Last week, both men entered into pretrial diversion agreements to resolve the criminal charges. If both men avoid any criminal charges for the next six months, the Howard County charges will be dropped. Neither of the protesters was required to admit guilt in return for receiving diversion.
Lambert said attorneys advised he and Burke to wait to file the federal lawsuit until after their criminal charges were resolved.
Among the allegations contained in the lawsuit, the protesters claim Menges didn’t have any legal authority for his order banning masks. The lawsuit claims the Howard County Commissioners, not the judge, is tasked with establishing and maintaining the county courthouse by the Indiana Constitution.

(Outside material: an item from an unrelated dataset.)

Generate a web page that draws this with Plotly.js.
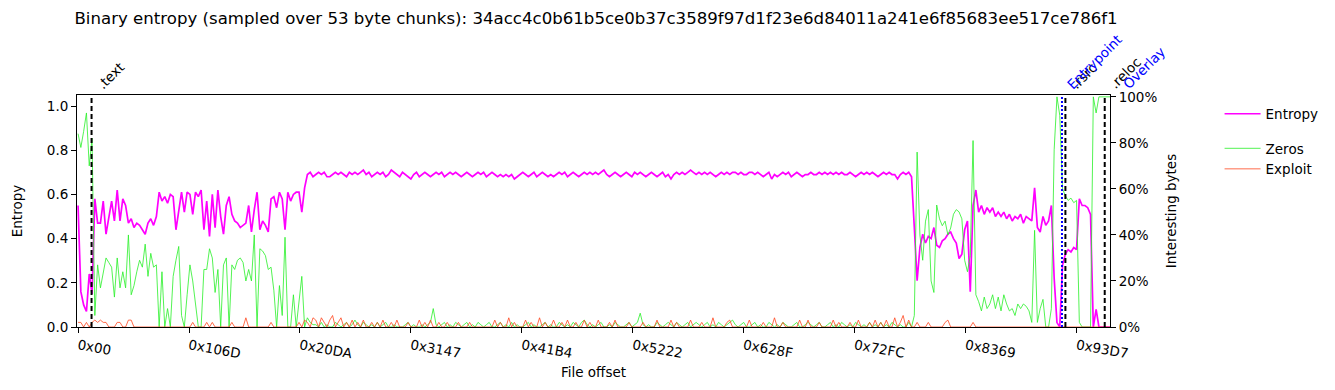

The lawsuit also alleges Rogers and his deputies used excessive force against the protesters.
“At no time either prior to or after assaulting Mr. Burke did the sheriff and/or the officers instruct Mr. Burke to freeze, to get down on his knees, to place his hands against the wall, to get down on the ground, or to assume any other position that would have been designed to enable the assault-free arrest of Mr. Burke,” the lawsuit states.
According to the lawsuit, the protesters’ attorneys filed a tort claim against the county in February 2012, but have yet to get a response. Howard County attorney
Larry Murrell couldn’t be immediately reached for comment Tuesday.